Elkington's first solo statement was cut in just five days at Wilco's sonic headquarters, The Loft. It seems to key in on the sensibility of artists like Thompson, Chapman, and their peers, who blurred the lines between folk, rock, and jazz in the '70s with their nimble guitar work, and combined it with a poetic lyrical bent. The delicate-but-precise acoustic guitar patterns at the core of Wintres Woma sometimes feel like descendents of Nick Drake's complex finger-picking latticework, especially when Elkington's lines are countered by Nick Macri's fluid stand-up bass on the speedy "Make It Up."
The only track not written by Elkington, an instrumental take on the traditional Scottish folk song "The Parting Glass," is so adventurously re-harmonized that it scarcely resembles its source, bringing to mind the trailblazing 1960s acoustic explorations of British guitarist Davey Graham. And the combination of Elkington's sonorous baritone and virtuosic fretboard forays makes a strong case for him as the spiritual heir to the late U.K. folk legend Bert Jansch.

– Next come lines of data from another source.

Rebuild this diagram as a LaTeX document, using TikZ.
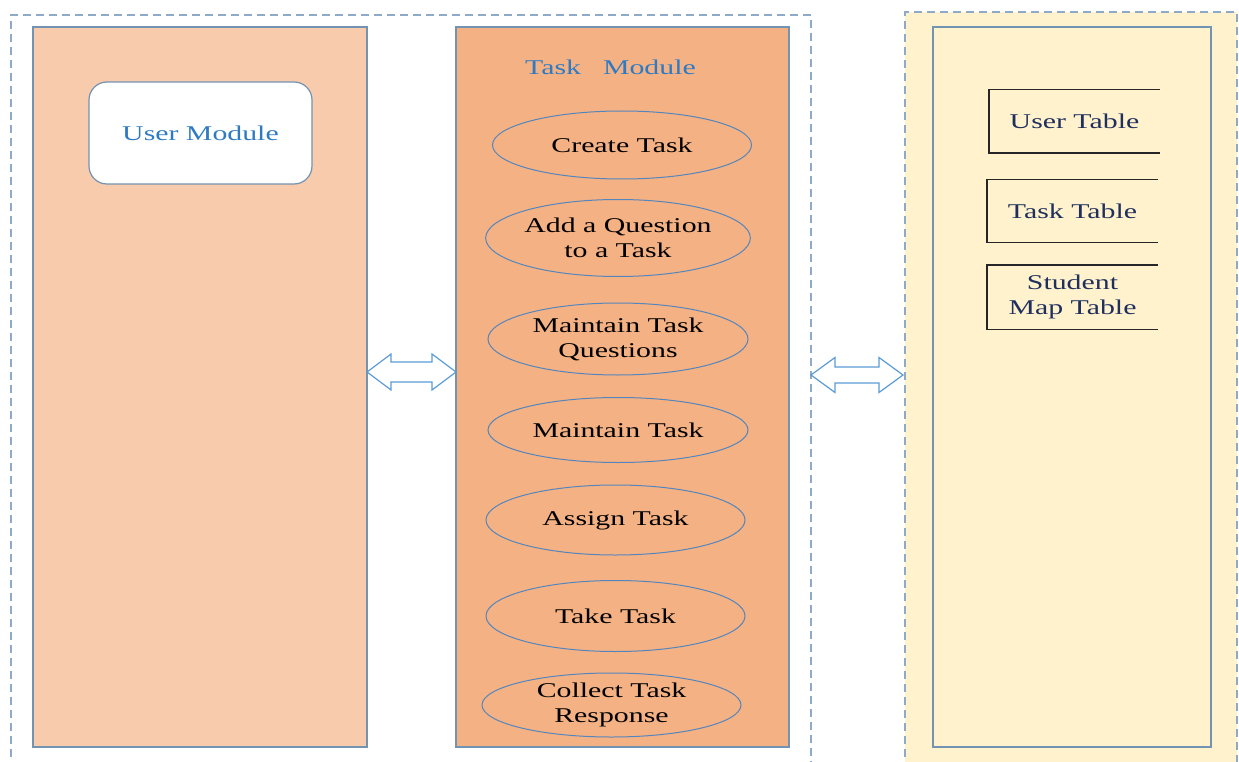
\documentclass[tikz,border=0pt]{standalone}
\usepackage{fontspec}
\usepackage{graphicx}
\setmainfont{Liberation Serif}
\usetikzlibrary{shapes.geometric}
\definecolor{leftfill}{HTML}{F8CBAD}
\definecolor{midfill}{HTML}{F4B183}
\definecolor{yelfill}{HTML}{FFF2CC}
\definecolor{panelline}{HTML}{7393B3}
\definecolor{ellline}{HTML}{5585BD}
\definecolor{dashline}{HTML}{8FAAC6}
\definecolor{bluetext}{HTML}{2E7BC4}
\definecolor{navytext}{HTML}{1F2F5E}
\definecolor{arrline}{HTML}{5B9BD5}
\newcommand\sx[1]{\scalebox{1.42}[1]{#1}}
\tikzset{
  panel/.style={rectangle, draw=panelline, line width=1.2pt, inner sep=0pt},
  outerdash/.style={draw=dashline, line width=1.5pt, dash pattern=on 8pt off 5pt},
  usecase/.style={ellipse, draw=ellline, line width=1pt, inner sep=0pt, align=center,
     font=\fontsize{21}{25}\selectfont, text=black},
  tabbox/.style={rectangle, inner sep=0pt, align=center,
     font=\fontsize{21}{25}\selectfont, text=navytext},
  tabline/.style={draw=black!85, line width=1.4pt},
  blockarrow/.style={draw=arrline, fill=white, line width=1.2pt, line join=miter},
}
\begin{document}
\begin{tikzpicture}[x=1pt,y=-1pt]
\useasboundingbox (0,0) rectangle (1239,762);
% outer frames
\draw[outerdash] (11,770) -- (11,15) -- (811,15) -- (811,770);
\fill[yelfill] (905,12) rectangle (1237,770);
\draw[outerdash] (905,770) -- (905,12) -- (1237,12) -- (1237,770);
% panels
\node[panel, fill=leftfill, minimum width=334pt, minimum height=720pt] (L) at (200,387) {};
\node[panel, fill=midfill, minimum width=333pt, minimum height=720pt] (M) at (622.5,387) {};
\node[panel, fill=yelfill, minimum width=278pt, minimum height=720pt] (R) at (1072,387) {};
% user module
\node[rectangle, rounded corners=18pt, draw=panelline, line width=1.2pt, fill=white,
  minimum width=223pt, minimum height=102pt, inner sep=0pt,
  font=\fontsize{21}{25}\selectfont, text=bluetext] (UM) at (200.5,133) {\sx{User Module}};
% task module
\node[font=\fontsize{21}{25}\selectfont, text=bluetext, inner sep=0pt] (TM) at (610.5,67) {\sx{Task}\hspace{22pt}\sx{Module}};
\node[usecase, minimum width=259pt, minimum height=68pt] (E1) at (622,145) {\sx{Create Task}};
\node[usecase, minimum width=260pt, minimum height=77pt] (E2) at (618,238) {\sx{Add a Question}\\\sx{to a Task}};
\node[usecase, minimum width=260pt, minimum height=72pt] (E3) at (618,339) {\sx{Maintain Task}\\\sx{Questions}};
\node[usecase, minimum width=260pt, minimum height=65pt] (E4) at (618,430) {\sx{Maintain Task}};
\node[usecase, minimum width=259pt, minimum height=70pt] (E5) at (615.5,520) {\sx{Assign Task}};
\node[usecase, minimum width=259pt, minimum height=71pt] (E6) at (615.5,616) {\sx{Take Task}};
\node[usecase, minimum width=259pt, minimum height=64pt] (E7) at (611.5,705) {\sx{Collect Task}\\\sx{Response}};
% tables
\node[tabbox, minimum width=171pt, minimum height=63pt] (T1) at (1074.5,121.5) {\sx{User Table}};
\node[tabbox, minimum width=171pt, minimum height=62pt] (T2) at (1072.5,211) {\sx{Task Table}};
\node[tabbox, minimum width=171pt, minimum height=64pt] (T3) at (1072.5,297) {\sx{Student}\\\sx{Map Table}};
\foreach \t in {T1,T2,T3}{
  \draw[tabline] (\t.north east) -- (\t.north west) -- (\t.south west) -- (\t.south east);
}
% block double arrows
\draw[blockarrow] (367,372) -- (391,354) -- (391,362) -- (432,362) -- (432,354) -- (456,372)
  -- (432,390) -- (432,382) -- (391,382) -- (391,390) -- cycle;
\draw[blockarrow] (811,375) -- (835,357.5) -- (835,367) -- (879,367) -- (879,357.5) -- (903,375)
  -- (879,392.5) -- (879,383) -- (835,383) -- (835,392.5) -- cycle;
\end{tikzpicture}
\end{document}
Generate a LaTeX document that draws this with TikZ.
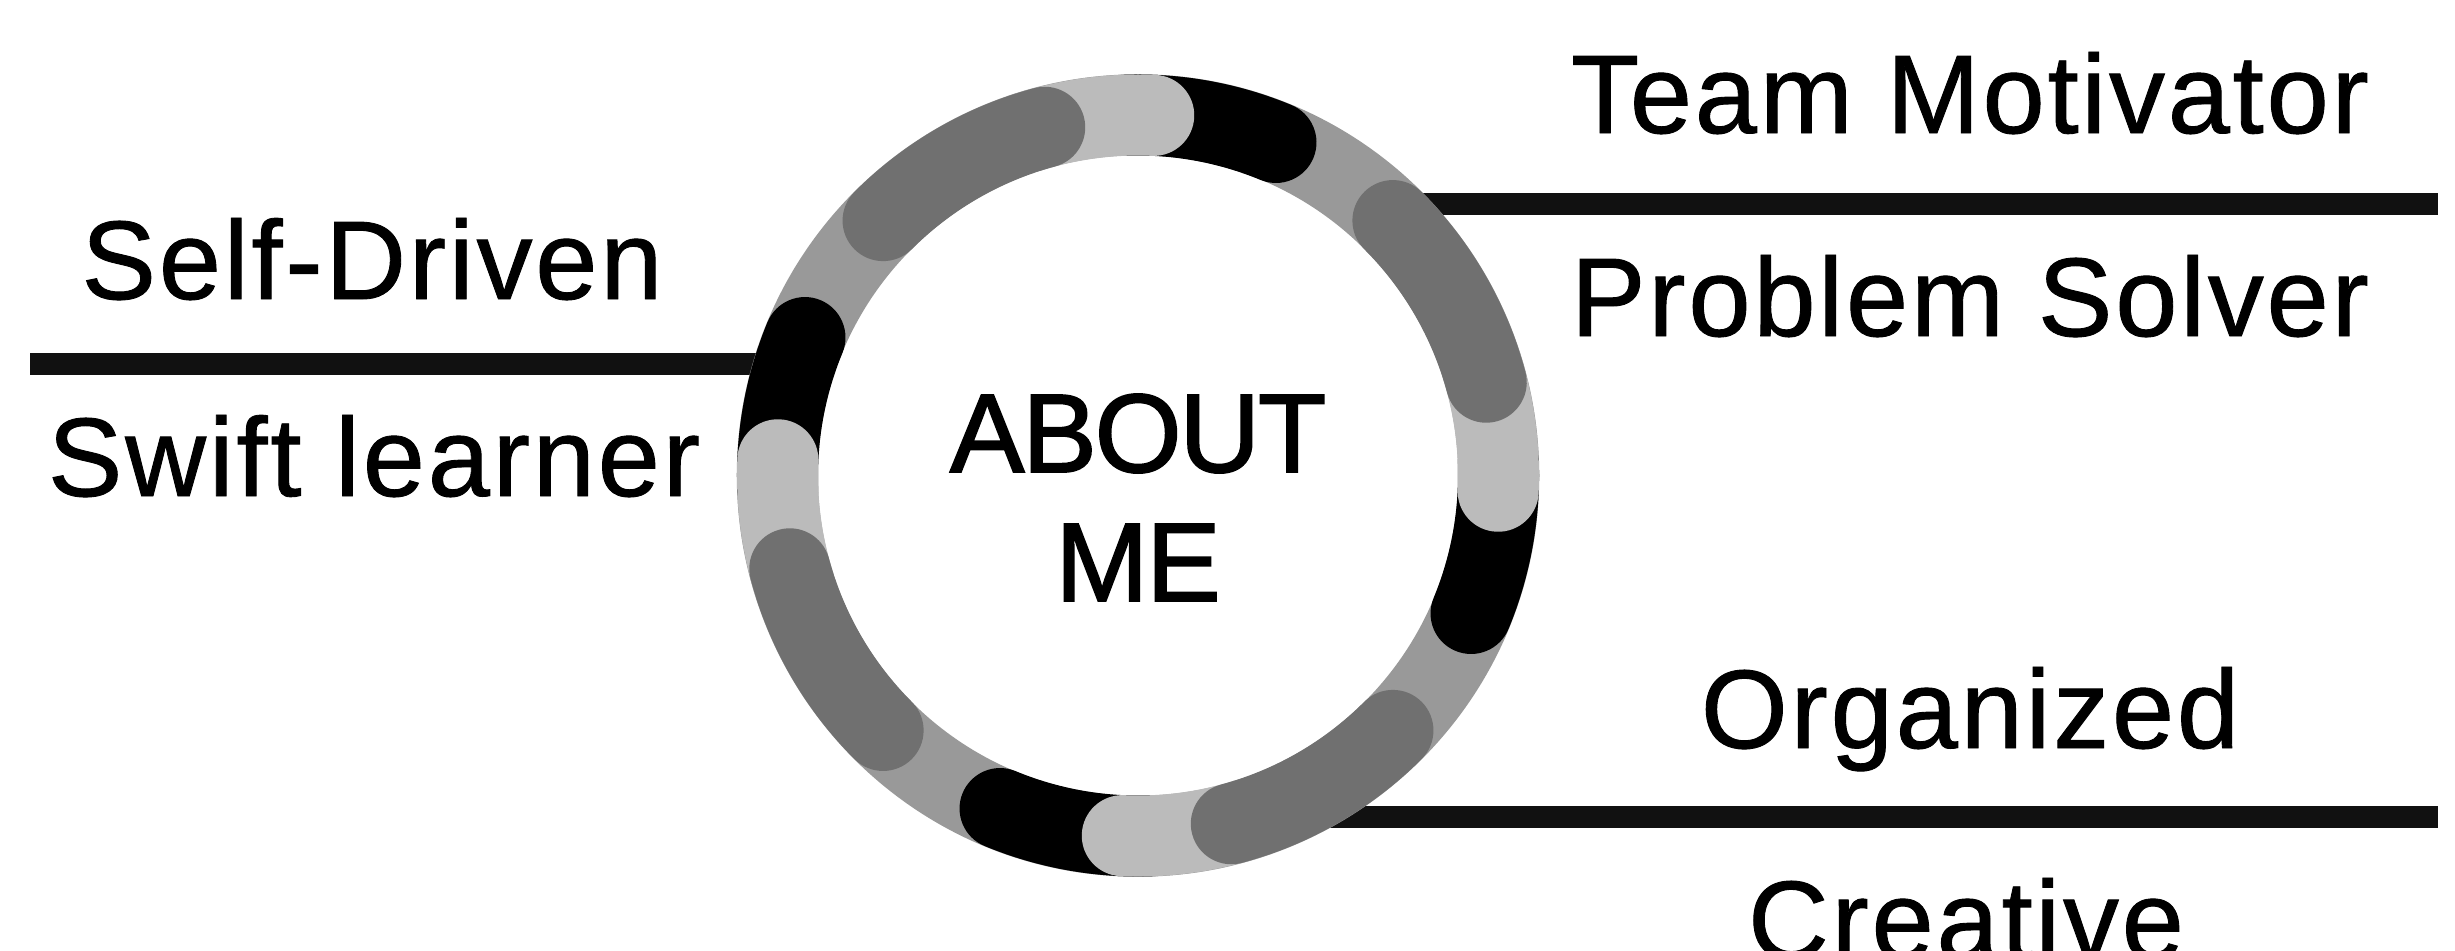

But for all of Wintres Woma's links to a scene that was approaching its peak when Elkington was a zygote, the dominant artistic voice here is an unflinchingly singular one. The lyrics, in particular, travel a path that seems entirely their own, with imagery unusual enough to force your synapses into new configurations, and a bittersweetness palpable enough to take you by the tear ducts and squeeze.
"In the drug harbor, friends became verbs, chanting in squares the where and the why," he sings in "When I Am Slow" atop a folkish guitar melody that could be either minutes or hundreds of years old. "Shut that accordion mouth and stop crying fat wedding-band tears," he admonishes the subject of "The Hermit Census." And it's tough to imagine anyone else managing to slip a line like "entrails were made into garlands to welcome my reign" into a ballad as warmly homey-sounding as the crepuscular, harmonica-laced "Sister of Mine."
The arrangements on the self-produced album are spare (if not stark) from start to finish, and mostly played by Elkington himself, with occasional assists on violin, viola, percussion, and the aforementioned bass and cello. With Elkington's intimate, plum wine vocals and tactile guitar work at the core throughout, each track feels like a stylishly scrawled diary entry we've somehow wrangled the permission to read.
But whether Elkington is whistling through the graveyard on the ironically perky-sounding "Grief Is Not Coming," recounting the surreal dream state of "Greatness Yet to Come," or navigating his way through the nightmarish visions of "Hollow in Your House," his combination of timeless folk flavorings and an artful modernity blend into a wistful but never forlorn kind melancholy. It's the kind that steps far enough back from the shifting of the seasons of life to know that the whole thing is just a dream to be played out, a dance to follow through, on the way to becoming one with the true sound of winter.